-By Trymaine Lee
January 12, 2012- When Mississippi residents last year voted in favor of a ballot initiative amending the state's constitution to require voters to present government-issued photo identification at the polls, it was seen as a strong public affirmation of the Republican initiative.
Unlike nearly a dozen other states that recently pushed similar bills through their legislatures against waves of opponents arguing the laws were unconstitutional and would disenfranchise minority and elderly voters, the people themselves in Mississippi had spoken: 62 percent for the amendment, 38 percent against it.
But a recent report from the Lawyers' Committee for Civil Rights Under Law reveals a clearer picture of just which voices were heard in Mississippi. According to the report, more than 75 percent of non-white voters rejected the ballot measure, while more than 82 percent of their white counterparts supported it.
The gulf between those who voted for and against Initiative 27 was as pronounced as the long, complicated history of racial and partisan politics in the Deep South — and Mississippi in particular. Perhaps the state's minority voters fear history is repeating itself.

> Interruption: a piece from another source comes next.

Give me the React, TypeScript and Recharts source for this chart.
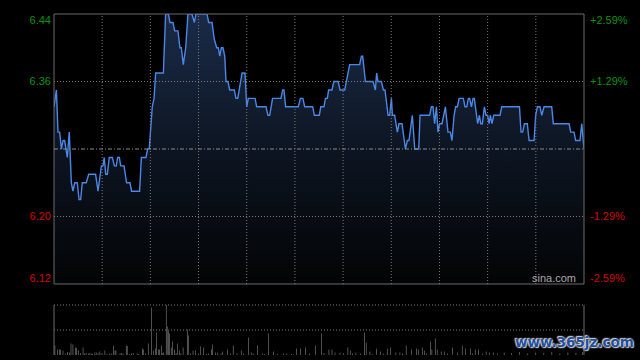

"Minority voters in Mississippi are used to devices and voter registration tricks that were used to try to keep them off the voting rolls. They looked at what was being proposed and decided this was not in their best interest and rejected it pretty overwhelmingly," said Bob Kengle, co-director of the Lawyers' Committee's Voting Rights Project. "It can be hard, I'll admit, to tell the difference sometimes between racial politics and partisan politics, in Mississippi and other states in the South especially, but there's a very clear racial dimension to this when you look at it in the historical context."
In fact, Democratic officials have blasted the slew of new election and voter ID laws across the country as a continued assault on key Democratic voting blocs, including black and Latino voters — a blitzkrieg ahead of the 2012 elections in which minorities will be key to President Barack Obama's bid for reelection.